Only the lines from the line containing "Output the LaTeX" to the line containing "(tsize) at (49,545)", with both of those lines, are to be repeated exactly. Leave the images out.

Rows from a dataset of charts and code
>> start

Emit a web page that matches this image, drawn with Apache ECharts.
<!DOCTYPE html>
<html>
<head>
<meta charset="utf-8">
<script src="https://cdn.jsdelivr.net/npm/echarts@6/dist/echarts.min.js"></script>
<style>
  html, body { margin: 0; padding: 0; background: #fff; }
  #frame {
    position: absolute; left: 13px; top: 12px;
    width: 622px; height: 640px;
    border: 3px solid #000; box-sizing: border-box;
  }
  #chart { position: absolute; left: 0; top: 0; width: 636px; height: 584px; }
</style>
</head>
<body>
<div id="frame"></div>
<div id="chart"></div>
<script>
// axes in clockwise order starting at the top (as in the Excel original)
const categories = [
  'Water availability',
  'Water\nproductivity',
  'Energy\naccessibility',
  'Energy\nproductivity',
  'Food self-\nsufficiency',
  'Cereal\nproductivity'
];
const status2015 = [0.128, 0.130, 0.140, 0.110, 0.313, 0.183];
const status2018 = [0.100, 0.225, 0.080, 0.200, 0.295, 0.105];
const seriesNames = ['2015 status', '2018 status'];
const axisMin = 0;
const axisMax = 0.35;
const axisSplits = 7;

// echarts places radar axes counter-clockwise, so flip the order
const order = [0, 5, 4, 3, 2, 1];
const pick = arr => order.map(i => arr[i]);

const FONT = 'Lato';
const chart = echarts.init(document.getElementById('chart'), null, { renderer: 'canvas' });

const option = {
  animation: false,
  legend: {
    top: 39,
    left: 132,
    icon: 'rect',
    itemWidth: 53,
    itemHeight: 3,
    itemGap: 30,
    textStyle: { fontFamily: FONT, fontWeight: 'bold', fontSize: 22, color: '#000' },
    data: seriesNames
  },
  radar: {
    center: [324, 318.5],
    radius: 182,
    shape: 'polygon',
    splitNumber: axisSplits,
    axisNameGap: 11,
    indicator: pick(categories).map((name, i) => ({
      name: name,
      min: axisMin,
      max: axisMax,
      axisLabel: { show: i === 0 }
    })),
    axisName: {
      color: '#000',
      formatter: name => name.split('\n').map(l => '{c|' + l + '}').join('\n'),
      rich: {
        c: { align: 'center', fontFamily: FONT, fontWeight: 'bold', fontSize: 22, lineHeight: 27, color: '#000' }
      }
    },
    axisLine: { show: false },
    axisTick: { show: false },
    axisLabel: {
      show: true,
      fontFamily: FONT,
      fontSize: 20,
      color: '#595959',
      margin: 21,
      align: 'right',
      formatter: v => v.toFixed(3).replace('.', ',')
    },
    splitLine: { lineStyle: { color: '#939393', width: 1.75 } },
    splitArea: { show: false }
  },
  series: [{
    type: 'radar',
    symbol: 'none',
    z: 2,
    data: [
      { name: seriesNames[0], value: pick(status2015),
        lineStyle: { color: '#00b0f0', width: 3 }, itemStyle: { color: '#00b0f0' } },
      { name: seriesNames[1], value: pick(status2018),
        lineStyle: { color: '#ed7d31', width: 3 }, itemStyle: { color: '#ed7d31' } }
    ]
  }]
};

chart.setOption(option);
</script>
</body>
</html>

>> end
>> start

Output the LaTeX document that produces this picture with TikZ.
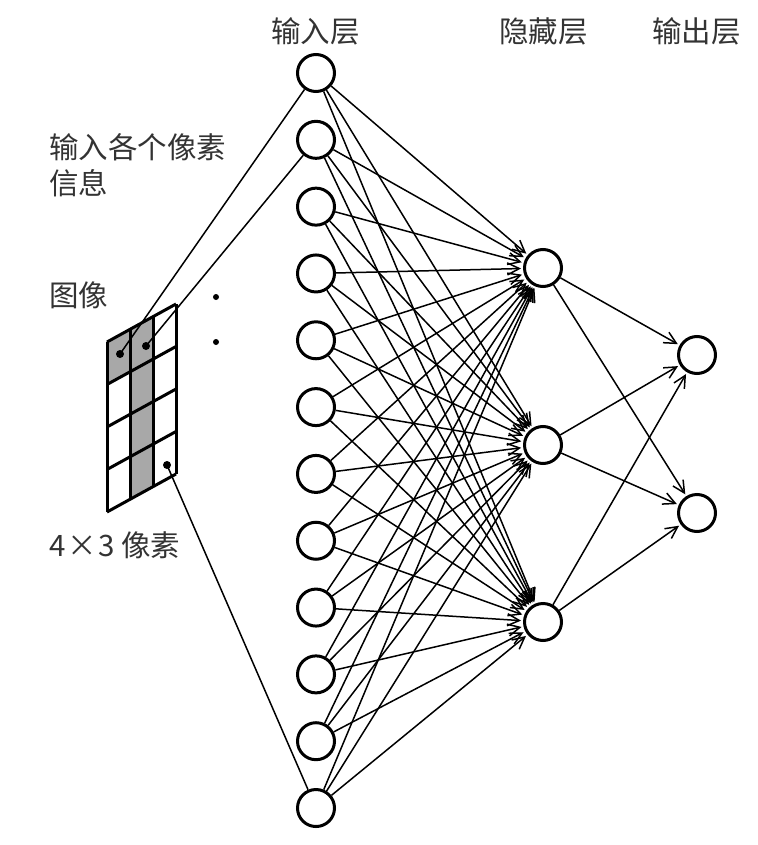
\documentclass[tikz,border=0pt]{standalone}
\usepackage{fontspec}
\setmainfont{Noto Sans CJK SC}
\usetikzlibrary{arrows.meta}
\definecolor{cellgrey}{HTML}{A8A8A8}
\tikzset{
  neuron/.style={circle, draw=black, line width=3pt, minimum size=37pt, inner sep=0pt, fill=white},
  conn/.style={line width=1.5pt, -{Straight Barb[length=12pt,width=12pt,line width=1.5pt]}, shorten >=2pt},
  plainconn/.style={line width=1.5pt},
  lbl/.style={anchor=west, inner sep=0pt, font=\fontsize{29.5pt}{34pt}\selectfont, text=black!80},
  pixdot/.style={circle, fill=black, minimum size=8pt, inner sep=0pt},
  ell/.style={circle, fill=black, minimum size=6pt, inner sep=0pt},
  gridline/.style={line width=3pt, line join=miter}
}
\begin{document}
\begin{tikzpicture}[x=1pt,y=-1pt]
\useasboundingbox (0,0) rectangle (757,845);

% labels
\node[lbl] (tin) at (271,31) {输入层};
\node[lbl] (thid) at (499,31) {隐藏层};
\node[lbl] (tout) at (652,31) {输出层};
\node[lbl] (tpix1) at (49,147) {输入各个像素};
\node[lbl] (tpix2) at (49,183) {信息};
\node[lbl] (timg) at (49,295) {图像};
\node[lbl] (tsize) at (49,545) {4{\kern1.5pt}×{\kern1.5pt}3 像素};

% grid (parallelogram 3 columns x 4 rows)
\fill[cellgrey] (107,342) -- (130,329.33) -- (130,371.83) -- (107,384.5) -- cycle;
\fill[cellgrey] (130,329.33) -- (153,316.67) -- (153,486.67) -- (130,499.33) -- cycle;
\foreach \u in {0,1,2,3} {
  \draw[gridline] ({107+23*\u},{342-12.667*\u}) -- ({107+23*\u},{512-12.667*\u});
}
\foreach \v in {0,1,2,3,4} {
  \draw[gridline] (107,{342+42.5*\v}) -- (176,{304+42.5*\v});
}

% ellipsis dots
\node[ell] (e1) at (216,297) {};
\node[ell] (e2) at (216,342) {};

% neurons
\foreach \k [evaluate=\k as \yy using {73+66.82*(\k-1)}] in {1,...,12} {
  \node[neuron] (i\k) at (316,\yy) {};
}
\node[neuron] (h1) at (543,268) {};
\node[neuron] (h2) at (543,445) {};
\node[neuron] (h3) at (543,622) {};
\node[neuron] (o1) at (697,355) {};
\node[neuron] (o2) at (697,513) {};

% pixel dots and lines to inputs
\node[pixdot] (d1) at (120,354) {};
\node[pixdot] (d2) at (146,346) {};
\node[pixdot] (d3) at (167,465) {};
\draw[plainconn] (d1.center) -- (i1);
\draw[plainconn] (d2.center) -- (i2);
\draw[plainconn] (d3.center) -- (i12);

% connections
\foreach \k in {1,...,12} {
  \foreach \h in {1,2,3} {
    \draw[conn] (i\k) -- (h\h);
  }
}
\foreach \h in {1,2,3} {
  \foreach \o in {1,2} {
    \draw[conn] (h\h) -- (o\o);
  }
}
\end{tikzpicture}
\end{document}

>> end
>> start

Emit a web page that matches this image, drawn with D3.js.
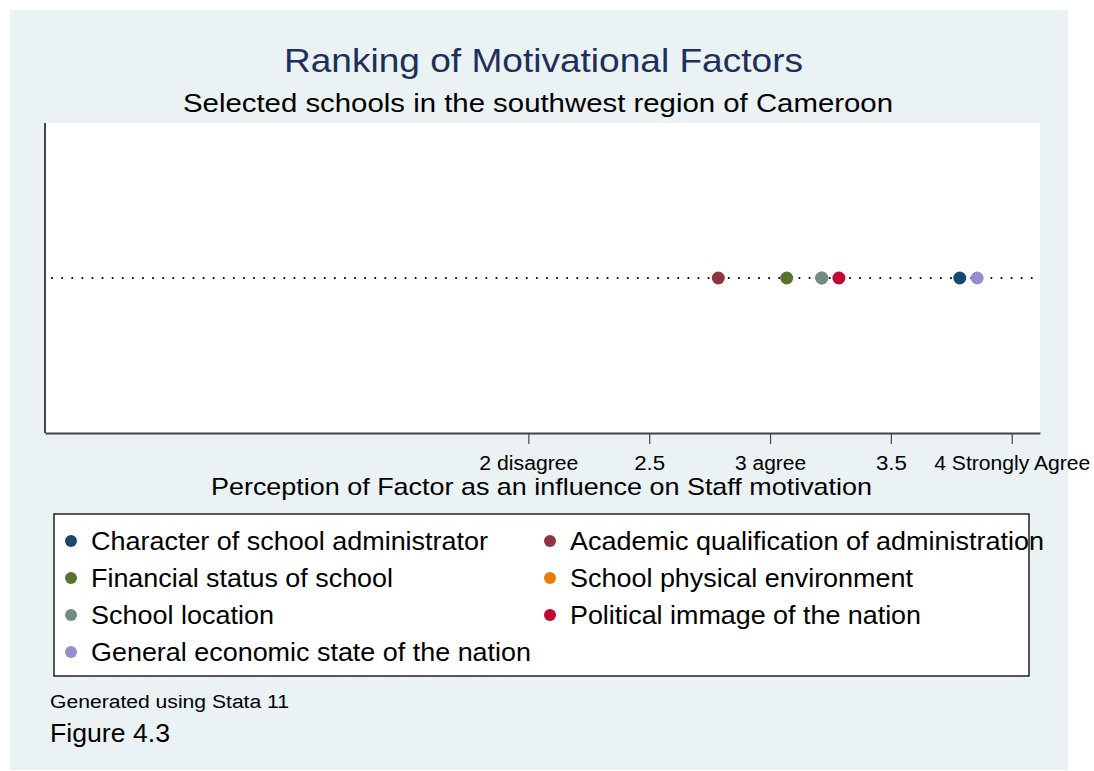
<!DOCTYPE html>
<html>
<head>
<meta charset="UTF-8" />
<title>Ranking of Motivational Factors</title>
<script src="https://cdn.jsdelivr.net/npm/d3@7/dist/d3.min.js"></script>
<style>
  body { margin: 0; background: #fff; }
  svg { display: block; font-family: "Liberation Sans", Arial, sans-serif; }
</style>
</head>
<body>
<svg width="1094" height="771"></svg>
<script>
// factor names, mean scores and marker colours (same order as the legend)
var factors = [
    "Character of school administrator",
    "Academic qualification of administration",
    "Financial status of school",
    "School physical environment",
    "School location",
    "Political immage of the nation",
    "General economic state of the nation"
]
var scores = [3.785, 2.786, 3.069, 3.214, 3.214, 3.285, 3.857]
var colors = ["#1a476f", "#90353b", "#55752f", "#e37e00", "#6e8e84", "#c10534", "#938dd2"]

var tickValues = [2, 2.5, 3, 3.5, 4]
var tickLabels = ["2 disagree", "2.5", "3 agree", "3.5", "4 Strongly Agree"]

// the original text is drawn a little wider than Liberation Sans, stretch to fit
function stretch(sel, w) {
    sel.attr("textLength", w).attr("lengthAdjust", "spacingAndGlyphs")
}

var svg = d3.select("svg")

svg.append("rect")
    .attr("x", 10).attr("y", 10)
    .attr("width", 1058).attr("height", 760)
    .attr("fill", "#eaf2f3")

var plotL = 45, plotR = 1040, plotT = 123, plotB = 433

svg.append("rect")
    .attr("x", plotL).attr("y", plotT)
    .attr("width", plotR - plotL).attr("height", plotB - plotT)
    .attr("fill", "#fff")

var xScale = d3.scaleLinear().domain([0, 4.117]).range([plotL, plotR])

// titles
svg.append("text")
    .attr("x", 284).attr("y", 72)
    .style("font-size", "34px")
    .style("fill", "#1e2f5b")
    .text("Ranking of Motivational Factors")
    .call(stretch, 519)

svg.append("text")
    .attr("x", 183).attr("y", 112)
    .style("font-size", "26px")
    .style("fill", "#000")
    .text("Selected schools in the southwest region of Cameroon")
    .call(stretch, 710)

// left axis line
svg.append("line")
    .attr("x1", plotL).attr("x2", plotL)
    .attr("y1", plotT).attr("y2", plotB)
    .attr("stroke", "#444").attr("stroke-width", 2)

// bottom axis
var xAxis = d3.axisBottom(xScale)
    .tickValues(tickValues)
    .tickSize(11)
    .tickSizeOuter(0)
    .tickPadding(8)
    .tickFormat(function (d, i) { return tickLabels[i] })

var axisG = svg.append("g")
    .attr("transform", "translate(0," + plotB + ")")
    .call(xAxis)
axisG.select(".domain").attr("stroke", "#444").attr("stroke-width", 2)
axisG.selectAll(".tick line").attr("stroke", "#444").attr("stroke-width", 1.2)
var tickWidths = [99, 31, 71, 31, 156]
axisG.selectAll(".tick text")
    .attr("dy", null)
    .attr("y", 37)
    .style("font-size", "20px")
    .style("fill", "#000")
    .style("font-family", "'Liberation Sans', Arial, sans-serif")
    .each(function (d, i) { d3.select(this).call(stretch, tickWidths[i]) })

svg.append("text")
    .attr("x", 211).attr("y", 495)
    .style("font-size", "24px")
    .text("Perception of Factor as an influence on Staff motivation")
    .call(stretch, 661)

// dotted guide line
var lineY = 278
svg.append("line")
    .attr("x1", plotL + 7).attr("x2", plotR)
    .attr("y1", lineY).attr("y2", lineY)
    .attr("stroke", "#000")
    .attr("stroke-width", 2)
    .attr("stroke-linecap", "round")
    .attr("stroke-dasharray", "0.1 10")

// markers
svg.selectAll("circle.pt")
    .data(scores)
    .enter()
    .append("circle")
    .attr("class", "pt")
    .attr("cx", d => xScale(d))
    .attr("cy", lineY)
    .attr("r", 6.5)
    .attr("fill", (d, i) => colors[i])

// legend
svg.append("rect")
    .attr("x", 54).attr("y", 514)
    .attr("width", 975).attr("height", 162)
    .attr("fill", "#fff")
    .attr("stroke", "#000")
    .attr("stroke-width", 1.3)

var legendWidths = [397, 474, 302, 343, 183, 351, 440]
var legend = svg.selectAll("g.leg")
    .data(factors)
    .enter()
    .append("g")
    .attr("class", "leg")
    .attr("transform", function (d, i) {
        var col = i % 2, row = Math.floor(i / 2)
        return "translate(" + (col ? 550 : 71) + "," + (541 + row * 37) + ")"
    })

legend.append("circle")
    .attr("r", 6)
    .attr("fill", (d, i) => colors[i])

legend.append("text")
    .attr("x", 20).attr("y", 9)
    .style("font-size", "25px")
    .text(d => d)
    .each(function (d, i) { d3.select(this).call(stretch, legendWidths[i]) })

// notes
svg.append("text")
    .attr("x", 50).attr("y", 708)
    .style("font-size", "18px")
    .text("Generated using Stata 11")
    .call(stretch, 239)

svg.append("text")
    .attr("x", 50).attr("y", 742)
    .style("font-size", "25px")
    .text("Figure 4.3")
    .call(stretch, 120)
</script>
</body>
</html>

>> end

*CORRECT RESPONSE*:
Output the LaTeX document that produces this picture with TikZ.
\documentclass[tikz,border=0pt]{standalone}
\usepackage{fontspec}
\setmainfont{Noto Sans CJK SC}
\usetikzlibrary{arrows.meta}
\definecolor{cellgrey}{HTML}{A8A8A8}
\tikzset{
  neuron/.style={circle, draw=black, line width=3pt, minimum size=37pt, inner sep=0pt, fill=white},
  conn/.style={line width=1.5pt, -{Straight Barb[length=12pt,width=12pt,line width=1.5pt]}, shorten >=2pt},
  plainconn/.style={line width=1.5pt},
  lbl/.style={anchor=west, inner sep=0pt, font=\fontsize{29.5pt}{34pt}\selectfont, text=black!80},
  pixdot/.style={circle, fill=black, minimum size=8pt, inner sep=0pt},
  ell/.style={circle, fill=black, minimum size=6pt, inner sep=0pt},
  gridline/.style={line width=3pt, line join=miter}
}
\begin{document}
\begin{tikzpicture}[x=1pt,y=-1pt]
\useasboundingbox (0,0) rectangle (757,845);

% labels
\node[lbl] (tin) at (271,31) {输入层};
\node[lbl] (thid) at (499,31) {隐藏层};
\node[lbl] (tout) at (652,31) {输出层};
\node[lbl] (tpix1) at (49,147) {输入各个像素};
\node[lbl] (tpix2) at (49,183) {信息};
\node[lbl] (timg) at (49,295) {图像};
\node[lbl] (tsize) at (49,545) {4{\kern1.5pt}×{\kern1.5pt}3 像素};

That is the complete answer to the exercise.